If you stuck your head into a small well your cheeks would rub the sides of the hole and your shoulders would keep you from falling in :smile:


----------



## tc65 (Jan 9, 2012)

firemedic said:


> What he said.
> 
> If you stuck your head into a small well your cheeks would rub the sides of the hole and your shoulders would keep you from falling in :smile:


:laughing::laughing:

I'm real inexperienced with M&T joints and I always find myself having to stop for a second and think when I'm reading through some posts and the terminology. With your analogy, I'll never have to do that again. That visual will stick with me forever. Thanks!:thumbsup:


----------



## Globba (Mar 27, 2012)

firemedic said:


> What he said.
> 
> If you stuck your head into a small well your cheeks would rub the sides of the hole and your shoulders would keep you from falling in :smile:



That's great. What have you got for tails and pins?


----------



## kjhart0133 (Feb 4, 2009)

For Mortise and Tenon joints I always cut the mortise first with a PowerMatic mortising machine. I then I cut the tenon on my table saw just a skosh bigger than the mortise and trim it up with a shoulder plane. This way I can get an EXACT friction fit, tenon to mortise. I can't count how many tenons I've trimmed up with my Veritas medium shoulder plane. And its blade stays sharp forever.

I'm not sure how you'd use a router plane to trim up a tenon. Can anybody describe that? Seems like any tenon bigger than an inch and a half and you wouldn't be able to support the router plane.

Hmmm...
Kevin H.


----------



## firemedic (Dec 26, 2010)

Globba said:


> That's great. What have you got for tails and pins?


Not with children present :laughing: just kidding, I got nothing along the lines of above. But I'll think about it :yes:




kjhart0133 said:


> Hmmm...
> Kevin H.


As for technique, it requires a piece of cut-off from the stock being tenoned to support the opposite wing of the plane.

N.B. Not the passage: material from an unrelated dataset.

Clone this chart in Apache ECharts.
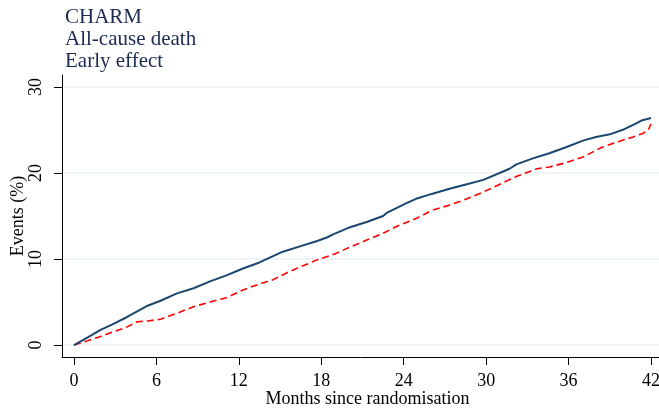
<!DOCTYPE html>
<html>
<head>
<meta charset="utf-8">
<title>CHARM – All-cause death</title>
<script src="https://cdn.jsdelivr.net/npm/echarts@6/dist/echarts.min.js"></script>
<style>
  html, body { margin: 0; padding: 0; background: #fff; }
  #chart { width: 659px; height: 413px; }
</style>
</head>
<body>
<div id="chart"></div>
<script>
// Cumulative event curves (% of patients), months since randomisation
const titleLines = ['CHARM', 'All-cause death', 'Early effect'];
const xTicks = [0, 6, 12, 18, 24, 30, 36, 42];
const yTicks = [0, 10, 20, 30];

// Solid curve (placebo)
const solidMonths = [0, 1.0, 1.9, 2.8, 3.8, 4.6, 5.4, 6.3, 7.5, 8.7, 9.9, 11.1, 12.3, 13.5, 15.2, 16.5, 17.7, 18.4, 18.9, 20.1, 21.3, 22.5, 22.8, 24.2, 24.9, 26.1, 27.4, 28.6, 29.8, 31.7, 32.2, 33.4, 34.6, 35.8, 37.1, 38.0, 39.0, 39.9, 40.7, 41.3, 42.0];
const solidValues = [0, 0.9, 1.74, 2.4, 3.2, 3.9, 4.6, 5.15, 6.0, 6.6, 7.4, 8.1, 8.9, 9.6, 10.85, 11.5, 12.1, 12.5, 12.9, 13.7, 14.3, 15.0, 15.4, 16.5, 17.0, 17.6, 18.2, 18.7, 19.2, 20.5, 21.0, 21.7, 22.3, 23.0, 23.8, 24.2, 24.5, 25.0, 25.6, 26.1, 26.4];

// Dashed curve (candesartan)
const dashedMonths = [0, 1.0, 1.9, 2.8, 3.8, 4.6, 5.4, 6.3, 7.5, 8.7, 9.9, 11.1, 12.3, 13.5, 14.5, 15.5, 16.2, 17.7, 19.0, 20.1, 21.3, 22.5, 23.7, 24.9, 26.1, 27.4, 28.6, 29.8, 31.0, 32.2, 33.7, 34.6, 35.8, 37.1, 38.3, 39.5, 40.7, 41.4, 41.8, 42.0];
const dashedValues = [0, 0.5, 0.97, 1.5, 2.05, 2.7, 2.8, 3.0, 3.7, 4.45, 5.0, 5.5, 6.4, 7.1, 7.6, 8.4, 8.9, 9.9, 10.6, 11.4, 12.2, 13.0, 13.95, 14.7, 15.7, 16.3, 17.0, 17.8, 18.7, 19.6, 20.5, 20.7, 21.2, 21.9, 22.9, 23.6, 24.2, 24.6, 25.0, 25.7];

const pairs = (xs, ys) => xs.map((x, i) => [x, ys[i]]);

const serif = '"Liberation Serif", "DejaVu Serif", serif';
const chart = echarts.init(document.getElementById('chart'), null, { renderer: 'canvas' });

chart.setOption({
  animation: false,
  backgroundColor: '#ffffff',
  title: {
    text: titleLines.join('\n'),
    left: 65,
    top: 6,
    padding: 0,
    textStyle: {
      fontFamily: serif,
      fontSize: 21,
      fontWeight: 'normal',
      lineHeight: 22,
      color: '#1c2b55'
    }
  },
  grid: { left: 62, right: 0, top: 75, bottom: 56, containLabel: false, outerBoundsMode: 'none' },
  xAxis: {
    type: 'value',
    min: -0.873,
    max: 42.58,
    name: 'Months since randomisation',
    nameLocation: 'middle',
    nameGap: 33,
    nameMoveOverlap: false,
    nameTextStyle: { fontFamily: serif, fontSize: 18, color: '#000', padding: [0, 0, 0, 14] },
    axisLine: { show: true, onZero: false, lineStyle: { color: '#000', width: 1 } },
    axisTick: { show: true, length: 8, inside: false, customValues: xTicks, lineStyle: { color: '#000' } },
    axisLabel: { customValues: xTicks, fontFamily: serif, fontSize: 18, color: '#000', margin: 15 },
    splitLine: { show: false }
  },
  yAxis: {
    type: 'value',
    min: -1.395,
    max: 31.4,
    name: 'Events (%)',
    nameLocation: 'middle',
    nameGap: 35,
    nameMoveOverlap: false,
    nameTextStyle: { fontFamily: serif, fontSize: 18, color: '#000' },
    axisLine: { show: true, onZero: false, lineStyle: { color: '#000', width: 1 } },
    axisTick: { show: true, length: 8, inside: false, customValues: yTicks, lineStyle: { color: '#000' } },
    axisLabel: { customValues: yTicks, rotate: 90, fontFamily: serif, fontSize: 18, color: '#000', margin: 17 },
    splitLine: { show: true, lineStyle: { color: '#eaf2f3', width: 1.5 } }
  },
  series: [
    {
      name: 'Placebo',
      type: 'line',
      data: pairs(solidMonths, solidValues),
      showSymbol: false,
      lineStyle: { color: '#1a476f', width: 2 },
      z: 3
    },
    {
      name: 'Candesartan',
      type: 'line',
      data: pairs(dashedMonths, dashedValues),
      showSymbol: false,
      lineStyle: { color: '#ff0000', width: 1.6, type: [7, 4] },
      z: 2
    }
  ]
});
</script>
</body>
</html>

Power tools will give good results, but there are those who prefer to go from felled to furniture without em. That's where specialized tools such as the router plane fit in.


----------



## HandToolGuy (Dec 10, 2011)

Just going to add my two cents. I bought a Stanley 71 last year with no clear idea of how I would use it or when. After all, I have two electrical routers and have used them to cut grooves and dadoes in the past. When I started using the Stanley 71, I realized just how much I HATE modern routers which are noisy, dangerous and almost impossible to control. Stanley's hand version is quiet, easy to control and safe to use. Firemedic is right (well, Duh, how often is he wrong?) you will be amazed at how often you will look at a problem and reach for your router plane. I would just add that Stanley made two sizes and you need them both.


----------



## Jackfre (Dec 23, 2009)

*LN you tube*



kjhart0133 said:


> For Mortise and Tenon joints I always cut the mortise first with a PowerMatic mortising machine. I then I cut the tenon on my table saw just a skosh bigger than the mortise and trim it up with a shoulder plane. This way I can get an EXACT friction fit, tenon to mortise. I can't count how many tenons I've trimmed up with my Veritas medium shoulder plane. And its blade stays sharp forever.
> 
> I'm not sure how you'd use a router plane to trim up a tenon. Can anybody describe that? Seems like any tenon bigger than an inch and a half and you wouldn't be able to support the router plane.
> 
> ...


check out the LN web site and there is a link to the you tube video of using the router plane to trim precise tenon cheeks. I have both the large and small LN router planes and after I stuck my finger into a spinning router bit a few years ago am very pleased to forgo the use of the electric in favor of the LN. Great tool and I'm still finding uses for it.


----------



## ACP (Jan 24, 2009)

Ok, update, I just ordered an old 71 from ebay to restore. They just posted it a bit ago as buy it now for $26.00 shipped so I think I'll give it a shot. I will get some Veritas blades for it around anniversary time hopefully. It comes with one blade, the depth stop, and looks complete. nickeling is a little rough an a light evaporust bath will be in order, but for 26, if it works for me, even after the veritas replacement blades I'll save 100. I wanted to get the veritas, I absolutely love their tools, but for this one I couldn't pull the trigger for the $$. I'll post some pics of it when it arrives and some after I fix her up. I had to order new square too as my $7 Empire decided to quit working smoothly for no apparent reason other than its a 7 dollar square. I ordered a PEC 6" double square. I'll post some pics and let you know what I think of that too. Made in the USA, so I hope it's good quality. Stay tuned.


----------



## firemedic (Dec 26, 2010)

Cool beans, Adam. Enjoy it!


----------



## texasfl0od (Nov 28, 2012)

i have a stanley #71 and a record #71 router plane as well as a less expensive copy of the #271, i was drawn to the router planes because of the appearance and of course because i seem to be addicted to collecting hand planes, but i do find that i use them every time i cut a dado or rabbet - also mortising hinges . i bought the standard set of cutters from lee valley and they fit the stanley / record planes ! i think you will find that it is a luxury tool that you will be glad you have once you get it !


----------



## ACP (Jan 24, 2009)

That's a sharp looking plane for sure!


----------



## Joeb41 (Jun 23, 2012)

The millwork co. I worked for made and Installed 36 radiator covers in a pharmecutical lab. The aluminum inserts sat in a rabbet that was slightly undersize and the architect would not accept it so they had to be cut deeper. The only problem was being a medical lab no power tools or dust allowed. My employer gave me the problem so my Stanley #71 which I bought in 1962 came out of retirement and with a helper with a small shop vac and the #71 we completed the task in 5 hours. Since that job It stays in my shop and gets used often.


----------